The Matrix'te Marksizm ile Alakalı Ekonomik ve Toplumsal Göndermeler

TAKİP ET

The Matrix'te Marksizm ile Alakalı Ekonomik ve Toplumsal Göndermeler

The Matrix, 20. yy sonuyla 21. yy amerika'sındaki ortalama işçinin/emekçinin sömürüsünü marksist bir perspektiften dramatize etmede iyi bir iş çıkarır. film, karl marx'ın çalışmalarında bulunabilecek sayısız sosyal ve ekonomik temaya göndermede bulunur.

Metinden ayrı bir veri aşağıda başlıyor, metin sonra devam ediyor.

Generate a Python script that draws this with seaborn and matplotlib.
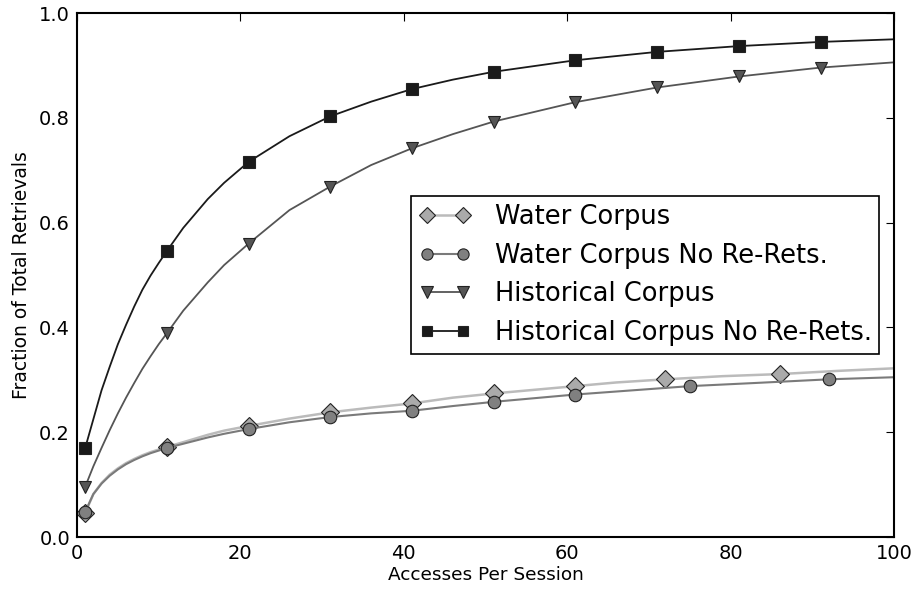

el cihazlarının bulundukları yeri ve iki teslimat arasındaki geçen süreyi gösteren kargo işçilerinden, daktilo vuruşları dakika dakika kaydedilen veri giriş elemanlarına, yaptığı telefon sayısı izlenen müşteri servisi temsilcilerine kadar işçiler, marx'ın yüzyıl önce yazdığı gibi giderek daha fazla teknolojik gözetim altına alınmaktadır. eğer, 20. yy'da işyerinin kapısına asılan saat, kapitalist bir baskının işaretiyse, bugünün çalışanlarının ofis içinde ve dışında her hareketini takip eden yönetim yazılımları duvar saatinden yalnızca bir derece farkla ayrılmaktadır. işçilerin makineler tarafından artan kontrolü çok uzun zamandan beri marksistlerin mesele edindiği bir konudur ve matrix bu süregiden trendin ters-ütopik içerimlerinin örneklerini sunmaktadır.

Marks'a göre işçiler kapitalizmde işin gerçeklerinden "yabancılaştırılmış" oldukları için emekleri ile ürettikleri sermaye arasındaki ilişkiyi göremezler. dahası çalışmaya zorlandıklarını fark edemezler, emeklerini özgür bir biçimde sattıklarına inandıkları bir serbest piyasada çalıştıklarına inanırlar. aslında sömürülmektedirler. çünkü ne zaman ve nasıl çalışacaklarına karar veremezler. işverenlerin, sermaye sahiplerinin şartlarını kabul etmek zorundadırlarlar.

Filmdeki "kalem pil" metaforu, köleler veya mecburi hizmetle askere alınanlar gibi, makineler için güç sağlayan işçilerin zor durumuna dair marksist endişelerin bir ifadesi olarak okunabilir.